The labelling can be calculated from the discovery time, state, and parent of each vertex:

int edge_classification(int x, int y) {
  if (parent[y] == x) {
    return(TREE);
  }
  if (discovered[y] && !processed[y]) {
    return(BACK);
  }
  if (processed[y] && (entry_time[y]>entry_time[x])) {
    return(FORWARD);
  }
  if (processed[y] && (entry_time[y]<entry_time[x])) {
    return(CROSS);
  }
  printf("Warning: unclassified edge (%d,%d)\n",x,y);
}

Topological sorting

Topological sorting works on DAGs (Directed Acyclic Graphs). Topological sorting orders vertices so that “all directed edges go from left to right” [1, P. 179].

Every DAG has at least one topological sort [1, P. 179].

Figure: DAG with one topological sort (G,A,B,C,F,E,D) [1, P. 179]

Topological sort is useful because it creates an order that can be used to process a vertex before any of its successors [1, P. 179].

You can find the topological order of a DAG during DFS by labelling vertices in the reverse order that they are marked as processed [1, P. 180].
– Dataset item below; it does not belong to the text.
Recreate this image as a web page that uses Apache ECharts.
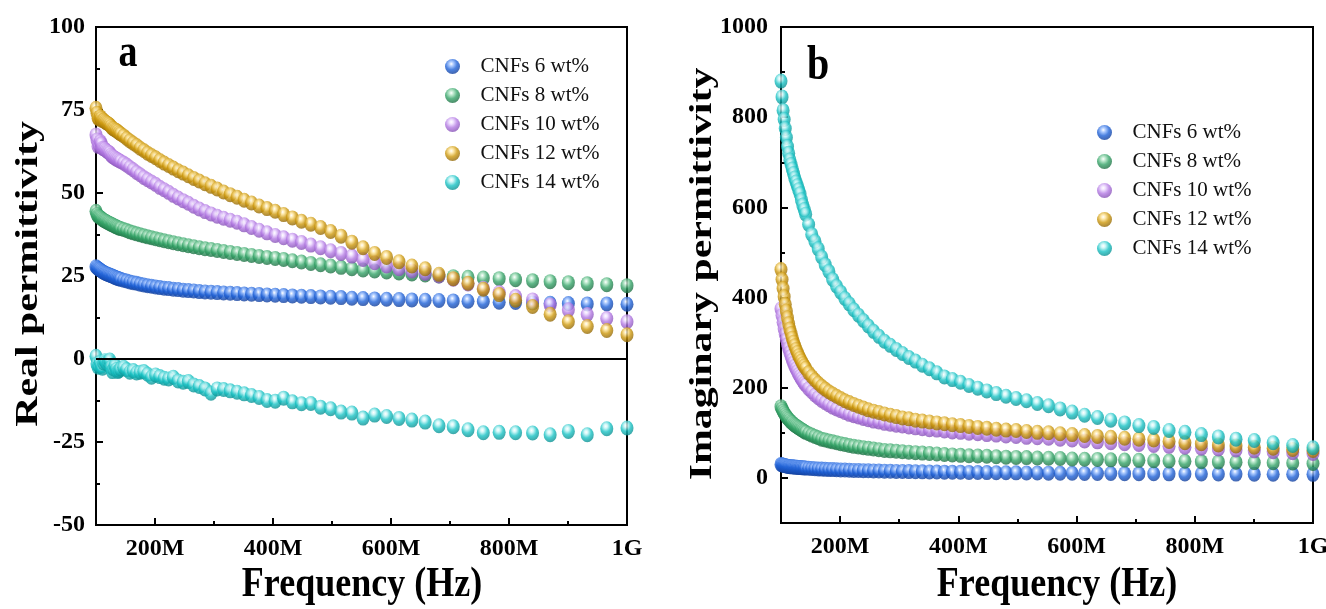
<!DOCTYPE html>
<html>
<head>
<meta charset="utf-8">
<script src="https://cdn.jsdelivr.net/npm/echarts@6/dist/echarts.min.js"></script>
<style>
html,body{margin:0;padding:0;background:#fff;}
#chart{width:1326px;height:609px;}
</style>
</head>
<body>
<div id="chart"></div>
<script>
// Frequency sampling (MHz): denser at the low end
const freqMHz = [100, 101.76, 103.55, 105.37, 107.23, 109.12, 111.03, 112.98, 114.98, 117.00,
  119.06, 121.16, 123.29, 125.46, 127.67, 129.92, 132.20, 134.53, 136.89, 139.30,
  141.75, 146.78, 152.00, 157.39, 162.98, 168.77, 174.76, 180.97, 187.39, 194.05,
  200.94, 208.07, 215.44, 223.09, 231.01, 239.22, 247.71, 256.50, 265.61, 275.04,
  284.80, 294.91, 305.38, 316.23, 327.45, 339.08, 351.12, 363.59, 376.49, 389.86,
  403.70, 418.03, 432.88, 448.24, 464.16, 480.64, 497.70, 515.37, 533.67, 552.62,
  572.24, 592.55, 613.59, 635.38, 657.93, 681.29, 705.48, 730.52, 756.46, 783.32,
  811.13, 839.92, 869.74, 900.62, 932.60, 965.70, 1000];

const seriesNames = ['CNFs 6 wt%', 'CNFs 8 wt%', 'CNFs 10 wt%', 'CNFs 12 wt%', 'CNFs 14 wt%'];

// Panel a: real permittivity
const real6 = [27.8,27.5,27.2,27.0,26.8,26.5,26.3,26.1,25.9,25.7,
  25.6,25.4,25.3,25.1,25.0,24.8,24.6,24.4,24.3,24.1,
  24.0,23.7,23.5,23.2,23.0,22.8,22.5,22.3,22.1,21.9,
  21.7,21.5,21.3,21.2,21.0,20.9,20.7,20.6,20.5,20.3,
  20.2,20.1,20.0,19.9,19.8,19.7,19.6,19.5,19.4,19.3,
  19.2,19.1,19.0,18.9,18.8,18.7,18.6,18.5,18.3,18.2,
  18.1,18.0,17.9,17.8,17.7,17.6,17.5,17.4,17.3,17.1,
  17.0,16.9,16.8,16.7,16.6,16.6,16.5];
const real8 = [44.5,43.5,43.0,42.8,42.6,42.3,42.0,41.8,41.6,41.4,
  41.2,41.0,40.8,40.6,40.4,40.2,40.0,39.8,39.6,39.4,
  39.3,39.0,38.7,38.3,38.0,37.7,37.4,37.1,36.8,36.5,
  36.2,35.9,35.6,35.3,35.0,34.7,34.4,34.1,33.8,33.5,
  33.2,33.0,32.7,32.4,32.1,31.8,31.5,31.2,30.9,30.6,
  30.3,30.0,29.6,29.2,28.8,28.4,28.0,27.6,27.2,26.8,
  26.5,26.2,25.9,25.6,25.3,25.0,24.8,24.6,24.4,24.2,
  23.9,23.6,23.3,23.0,22.7,22.4,22.1];
const real10 = [67.5,66.0,64.0,64.5,65.5,64.8,63.5,63.3,63.2,62.8,
  62.5,62.3,62.0,61.4,61.0,60.8,60.5,60.2,60.0,59.7,
  59.5,59.0,58.4,57.7,57.0,56.2,55.5,54.7,54.0,53.3,
  52.6,51.7,51.0,50.2,49.3,48.5,47.7,46.9,46.0,45.2,
  44.4,43.7,43.0,42.4,41.8,41.2,40.4,39.6,38.8,38.0,
  37.2,36.5,35.8,35.1,34.3,33.5,32.6,31.8,31.0,30.0,
  29.0,28.0,27.2,26.5,25.8,25.0,24.0,22.6,21.3,20.0,
  18.8,17.8,16.3,14.8,13.4,12.2,11.2];
const real12 = [75.5,74.0,72.5,72.2,73.0,72.4,71.8,71.9,71.5,71.2,
  71.0,70.8,70.5,70.0,69.5,69.3,69.0,68.8,68.5,68.1,
  67.8,67.2,66.4,65.7,65.0,64.3,63.5,62.8,62.0,61.3,
  60.6,59.8,59.0,58.3,57.5,56.7,56.0,55.2,54.4,53.6,
  52.8,52.0,51.2,50.3,49.5,48.7,47.8,47.0,46.1,45.3,
  44.5,43.5,42.5,41.5,40.6,39.6,38.4,37.0,35.2,33.5,
  31.8,30.6,29.3,28.0,27.2,25.5,24.2,22.8,21.0,19.4,
  17.7,15.8,13.5,11.2,9.8,8.6,7.3];
const real14 = [0.8,-1.5,-2.5,-2.0,-1.0,-2.2,-2.8,-1.2,-0.5,-1.0,
  -1.5,-0.8,-0.3,-2.5,-3.8,-3.0,-2.0,-3.2,-3.8,-3.5,
  -3.0,-2.5,-3.2,-4.0,-3.5,-4.2,-4.0,-3.8,-4.6,-5.5,
  -4.8,-5.3,-5.8,-6.0,-5.5,-6.6,-7.0,-6.8,-7.8,-8.3,
  -9.0,-10.3,-9.0,-9.2,-9.6,-10.0,-10.5,-11.0,-11.6,-12.5,
  -12.7,-11.8,-12.9,-13.5,-13.4,-14.5,-15.0,-16.0,-16.3,-17.8,
  -16.9,-17.3,-17.9,-18.4,-19.0,-20.1,-20.4,-21.3,-22.2,-22.1,
  -22.2,-22.3,-22.8,-21.8,-22.8,-21.0,-20.8];

// Panel b: imaginary permittivity
const imag6 = [30,29,28,27.5,27,26.5,26,25.5,25,24.8,
  24.5,24.2,24,23.8,23.5,23.2,23,22.8,22.5,22.2,
  22,21.5,21,20.5,20,19.5,19,18.7,18.4,18,
  17.7,17.4,17,16.7,16.4,16.1,15.8,15.5,15.2,15,
  14.7,14.4,14.2,14,13.7,13.5,13.2,13,12.8,12.6,
  12.4,12.2,12,11.8,11.6,11.4,11.2,11,10.8,10.6,
  10.4,10.2,10,9.9,9.7,9.5,9.4,9.2,9,8.9,
  8.7,8.6,8.4,8.3,8.1,8,7.9];
const imag8 = [158,153,148,144,140,136,133,130,127,124,
  122,119,117,115,113,111,109,107,105,103,
  101,98,95,92,89,86,84,82,80,78,
  76,74,72,70,68.5,67,65.5,64,62.5,61,
  60,59,58,57,56,55,54,53,52,51,
  50,49,48.5,48,47,46,45.5,45,44,43.5,
  43,42,41.5,41,40,39.5,39,38,37.5,37,
  36,35.5,35,34,33.5,33,32];
const imag10 = [375,360,345,331,318,307,296,287,278,270,
  262,255,248,242,236,230,225,220,215,210,
  206,198,191,184,178,172,167,162,157,153,
  149,145,141,138,135,132,129,126,124,121,
  119,117,115,113,111,109,107,106,104,102,
  101,99,98,96,95,93,92,90,89,88,
  86,84,82,80,78,76,74,72,70,68,
  66,64,62,60,58,56,54];
const imag12 = [462,440,420,402,385,370,355,342,330,320,
  310,301,293,285,278,271,265,259,253,248,
  243,233,225,217,210,203,197,191,186,181,
  176,171,167,163,159,155,151,148,145,142,
  139,136,133,131,128,126,124,122,120,118,
  116,114,112,110,108,106,105,103,101,100,
  98,96,94,92,90,88,86,84,81,78,
  76,73,71,68,66,63,61];
const imag14 = [880,845,815,795,775,755,735,720,705,695,
  685,675,665,656,648,639,630,617,605,595,
  585,562,540,525,508,490,473,458,440,425,
  412,398,386,373,361,349,337,325,314,303,
  294,285,276,267,259,250,242,233,224,218,
  212,205,199,193,187,181,176,171,165,160,
  153,146,139,134,128,122,116,112,105,101,
  96,91,86,83,78,72,67];

const xMajorTicks = [200, 400, 600, 800, 1000];
const xMinorTicks = [300, 500, 700, 900];
const yMajorTicksB = [0, 200, 400, 600, 800, 1000];
const yMinorTicksB = [-100, 100, 300, 500, 700, 900];

const palette = [
  {base:'#1f62d8', light:'#9cc0ff', dark:'#113c96'},
  {base:'#35a468', light:'#b0e5c4', dark:'#1d6b41'},
  {base:'#b37ae3', light:'#ecd9ff', dark:'#824eb1'},
  {base:'#cd990e', light:'#ffe69c', dark:'#8c6307'},
  {base:'#1ac3c5', light:'#c4f5f6', dark:'#0b8b8d'}
];
function sphere(c){
  return {type:'radial', x:0.42, y:0.33, r:0.7, colorStops:[
    {offset:0, color:'#ffffff'}, {offset:0.2, color:c.light},
    {offset:0.55, color:c.base}, {offset:1, color:c.dark}]};
}

const FONT = '"Liberation Serif", "Times New Roman", serif';
const realSets = [real6, real8, real10, real12, real14];
const imagSets = [imag6, imag8, imag10, imag12, imag14];

function pairs(vals){ return freqMHz.map((f,i)=>[f, vals[i]]); }
function fmtFreq(v){ return v === 1000 ? '1G' : v + 'M'; }

const tickLabelStyle = {color:'#000', fontFamily:FONT, fontWeight:'bold', fontSize:24};

function mainX(gridIndex){
  return {type:'value', gridIndex, min:100, max:1000, interval:100, position:'bottom',
    axisLine:{show:true, onZero:false, lineStyle:{color:'#000', width:2}},
    axisTick:{show:true, inside:true, length:7, lineStyle:{color:'#000', width:2}, customValues:xMajorTicks},
    axisLabel:Object.assign({margin:12, customValues:xMajorTicks,
      formatter:v=> (xMajorTicks.indexOf(v) >= 0 ? fmtFreq(v) : '')}, tickLabelStyle),
    splitLine:{show:false}};
}
function minorX(gridIndex){
  return {type:'value', gridIndex, min:100, max:1000, interval:100, position:'bottom',
    axisLine:{show:false, onZero:false},
    axisTick:{show:true, inside:true, length:4, lineStyle:{color:'#000', width:2}, customValues:xMinorTicks},
    axisLabel:{show:false}, splitLine:{show:false}};
}

const series = [];
seriesNames.forEach((name, k)=>{
  const s = {name, type:'scatter', xAxisIndex:0, yAxisIndex:0, data:pairs(realSets[k]),
    symbol:'circle', symbolSize:[13,15], itemStyle:{color:sphere(palette[k])}, z:2+k};
  if (k === 0) {
    s.markLine = {silent:true, symbol:['none','none'], label:{show:false},
      lineStyle:{color:'#000', width:2, type:'solid'}, data:[{yAxis:0}], z:10};
  }
  series.push(s);
});
seriesNames.forEach((name, k)=>{
  series.push({name, type:'scatter', xAxisIndex:2, yAxisIndex:1, data:pairs(imagSets[k]),
    symbol:'circle', symbolSize:[13,15], itemStyle:{color:sphere(palette[k])}, z:2+k});
});

function legendAt(left, top){
  return {orient:'vertical', left, top, itemWidth:46, itemHeight:15, itemGap:8, icon:'circle',
    data:seriesNames, selectedMode:false,
    textStyle:{fontFamily:FONT, fontSize:21, color:'#111', lineHeight:21}};
}

const option = {
  animation:false,
  backgroundColor:'#ffffff',
  grid:[
    {left:96, top:27, width:531, height:498, show:true, borderColor:'#000', borderWidth:2, containLabel:false, outerBoundsMode:'none'},
    {left:781, top:27, width:532, height:496, show:true, borderColor:'#000', borderWidth:2, containLabel:false, outerBoundsMode:'none'}
  ],
  xAxis:[mainX(0), minorX(0), mainX(1), minorX(1)],
  yAxis:[
    {type:'value', gridIndex:0, min:-50, max:100, interval:25, position:'left',
      axisLine:{show:true, onZero:false, lineStyle:{color:'#000', width:2}},
      axisTick:{show:true, inside:true, length:7, lineStyle:{color:'#000', width:2}},
      minorTick:{show:true, splitNumber:2, length:4, lineStyle:{color:'#000', width:2}},
      axisLabel:Object.assign({margin:11}, tickLabelStyle), splitLine:{show:false}},
    {type:'value', gridIndex:1, min:-100, max:1000, interval:100, position:'left',
      axisLine:{show:true, onZero:false, lineStyle:{color:'#000', width:2}},
      axisTick:{show:true, inside:true, length:7, lineStyle:{color:'#000', width:2}, customValues:yMajorTicksB},
      axisLabel:Object.assign({margin:13, customValues:yMajorTicksB,
        formatter:v=> (v >= 0 && v % 200 === 0 ? String(v) : '')}, tickLabelStyle),
      splitLine:{show:false}},
    {type:'value', gridIndex:1, min:-100, max:1000, interval:100, position:'left',
      axisLine:{show:false, onZero:false},
      axisTick:{show:true, inside:true, length:4, lineStyle:{color:'#000', width:2}, customValues:yMinorTicksB},
      axisLabel:{show:false}, splitLine:{show:false}}
  ],
  legend:[legendAt(440, 51), legendAt(1092, 117)],
  graphic:[
    {type:'text', x:362, y:585, scaleY:1.2, silent:true,
      style:{text:'Frequency (Hz)', font:'bold 36px ' + FONT, fill:'#000', align:'center', verticalAlign:'middle'}},
    {type:'text', x:1057, y:585, scaleY:1.2, silent:true,
      style:{text:'Frequency (Hz)', font:'bold 36px ' + FONT, fill:'#000', align:'center', verticalAlign:'middle'}},
    {type:'text', x:29, y:274, rotation:Math.PI/2, scaleX:1.35, silent:true,
      style:{text:'Real permittivity', font:'bold 31px ' + FONT, fill:'#000', align:'center', verticalAlign:'middle'}},
    {type:'text', x:703, y:274, rotation:Math.PI/2, scaleX:1.35, silent:true,
      style:{text:'Imaginary permittivity', font:'bold 31px ' + FONT, fill:'#000', align:'center', verticalAlign:'middle'}},
    {type:'text', x:128, y:54, scaleY:1.2, silent:true,
      style:{text:'a', font:'bold 38px ' + FONT, fill:'#000', align:'center', verticalAlign:'middle'}},
    {type:'text', x:818, y:67, scaleY:1.2, silent:true,
      style:{text:'b', font:'bold 40px ' + FONT, fill:'#000', align:'center', verticalAlign:'middle'}}
  ],
  series
};

const chart = echarts.init(document.getElementById('chart'), null, {renderer:'canvas'});
chart.setOption(option);
</script>
</body>
</html>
The following implements a topological sort:

void process_vertex_late(int v) {
  push(&sorted,v);
}

void process_edge(int x, int y) {
  int class;

  class = edge_classification(x,y);

  if (class == BACK) {
    printf("Warning: directed cycle found, not a DAG\n");
  }
}

void topsort(graph *g) {
  int i;
  init_stack(&sorted);

  for (i = 1; i <= g->nvertices; i++) {
    if (discovered[i] == FALSE) {
      dfs(g,i);
    }
  }

  print_stack(&sorted);
}

Strongly Connected Components

A directed graph is strongly connected if there is a path between all pairs of vertices [1, P. 181].

Graphs that aren’t strongly connected can be partitioned into strongly connected components [1, P. 181].

Figure: The strongly-connected components of a graph, with the associated DFS tree [1, P. 182]

You can calculate strongly connected components in linear time with Tarjan’s strongly connected components algorithm, which uses DFS.

(see a video demonstration of Tarjan’s strongly connected components algorithm).

References

[1] S. Skiena, The Algorithm Design Manual, 2nd ed. Springer, 2008.